MN: Last year, you had played a mnemonist, Sammy, in The Valley of Astonishment; what is your personal favorite weird/odd/unusual human ability?
KH: There are so many human abilities to admire, but if I limit myself to two, perhaps I would choose floor gymnasts and bar gymnasts – the ones who flick themselves over the floor and the bar with no digital help whatsoever, just incredible muscular flexibility and control. And the second outstanding ability of human beings, perhaps the most miraculous ability of all, is human beings’ capacity to love.
MN: Human beings are amazing, resilient creatures, you especially, who have rebounded/bounced back from a personal injury into this larger-than-life, transformative, physical, chameleon of a performer. Have you taken on any sort of carpe die, tabula rasa, or #YOLO mantra in your life since then? Personal or professional?
KH: Never give up, and as Samuel Beckett says, “Fail better!!”
MN: This interview wouldn’t be complete without at least a foray into your experience as Arabella Figg in the fifth Harry Potter movie. You had mentioned that one time, in Japan, you were swarmed by schoolchildren, and that was a surprise. Why? What is the biggest difference between acting in movies versus acting in theater?
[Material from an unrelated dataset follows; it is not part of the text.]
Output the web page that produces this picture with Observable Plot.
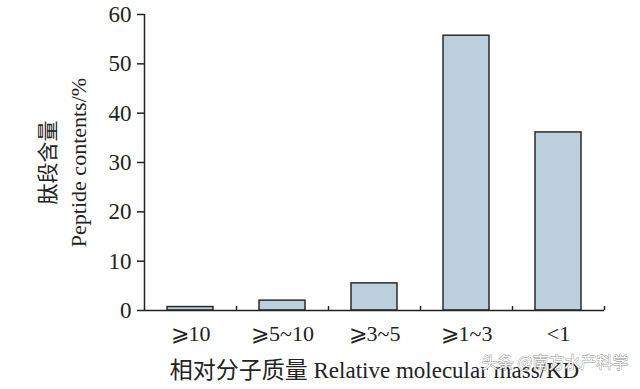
<!DOCTYPE html>
<html><head><meta charset="utf-8">
<script src="https://cdn.jsdelivr.net/npm/d3@7"></script>
<script src="https://cdn.jsdelivr.net/npm/@observablehq/plot@0.6"></script>
<style>body{margin:0;background:#fff}</style>
</head><body><div id="chart"></div>
<script>
const categories = ["⩾10", "⩾5~10", "⩾3~5", "⩾1~3", "<1"];
const contents = [0.7, 2.0, 5.5, 55.7, 36.1];
const yTicks = [0, 10, 20, 30, 40, 50, 60];
const yTitleCn = "肽段含量";
const yTitleEn = "Peptide contents/%";
const xTitle = "相对分子质量 Relative molecular mass/KD";
const watermark = "头条 @南方水产科学";

const data = categories.map((c, i) => ({cat: c, v: contents[i]}));
const serif = "'Liberation Serif', 'Noto Sans CJK SC', serif";
const cjk = "'Noto Sans CJK SC', sans-serif";

const chart = Plot.plot({
  width: 640, height: 389,
  marginLeft: 144, marginRight: 36, marginTop: 14, marginBottom: 79,
  style: {fontFamily: serif, color: "#222", background: "#fff"},
  x: {domain: categories, paddingInner: 0.5, paddingOuter: 0.25, label: null},
  y: {domain: [0, 60], label: null},
  marks: [
    Plot.barY(data, {x: "cat", y: "v", fill: "#bccfdc", stroke: "#2b2b2b", strokeWidth: 1.5}),
    Plot.ruleY([0], {stroke: "#222", strokeWidth: 1.5}),
    Plot.ruleX([categories[0]], {dx: -46, y1: 0, y2: 60, stroke: "#222", strokeWidth: 1.5}),
    Plot.ruleX(categories, {dx: 46, y1: 0, y2: 0.8, stroke: "#222", strokeWidth: 1.5}),
    Plot.axisY({ticks: yTicks, tickSize: 7, tickPadding: 6, fontSize: 23, label: null, stroke: "#222", strokeWidth: 1.5}),
    Plot.axisX({tickSize: 0, tickPadding: 15, fontSize: 22, label: null}),
    Plot.text([xTitle], {frameAnchor: "bottom", dy: 67, fontSize: 23, fontFamily: serif, fill: "#222"}),
    Plot.text([yTitleCn], {frameAnchor: "left", dx: -96, rotate: -90, textAnchor: "middle", fontSize: 21, fontFamily: cjk, fill: "#222"}),
    Plot.text([yTitleEn], {frameAnchor: "left", dx: -66, rotate: -90, textAnchor: "middle", fontSize: 22, fontFamily: serif, fill: "#222"}),
    Plot.text([watermark], {frameAnchor: "bottom-right", dx: 24, dy: 57, textAnchor: "end", fontSize: 16, fontFamily: cjk, fill: "#fff", stroke: "#888", strokeWidth: 0.8, paintOrder: "stroke"})
  ]
});
document.getElementById("chart").appendChild(chart);
</script></body></html>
You do bits and pieces of film work every so often, and IMDb lists your most recent movie credit as “Witch” in Tale of Tales, which premiered at Cannes on May 14. Can you describe your character? Can you tell us a bit about the overall movie?
KH: It was an amazing experience to enter the truly extraordinary world of Harry Potter. I think one of the aspects I love most about the books and the films is the sense that JK Rowling brings to the stories, that there are other dimensions in our lives, beyond the purely rational. Conventional science would have us believe that REALITY is what you can see and prove – albeit under microscopes, etc. – but Rowling seems to plunge into other less tangible dimensions, where myth and magic and psychology or psychic forces and the imagination converge. Even scientists now are acknowledging that REALITY has multiple dimensions. Also, it was a joy to work with Daniel Radcliffe. He is modest, unbelievably hardworking, respectful, and multi-talented.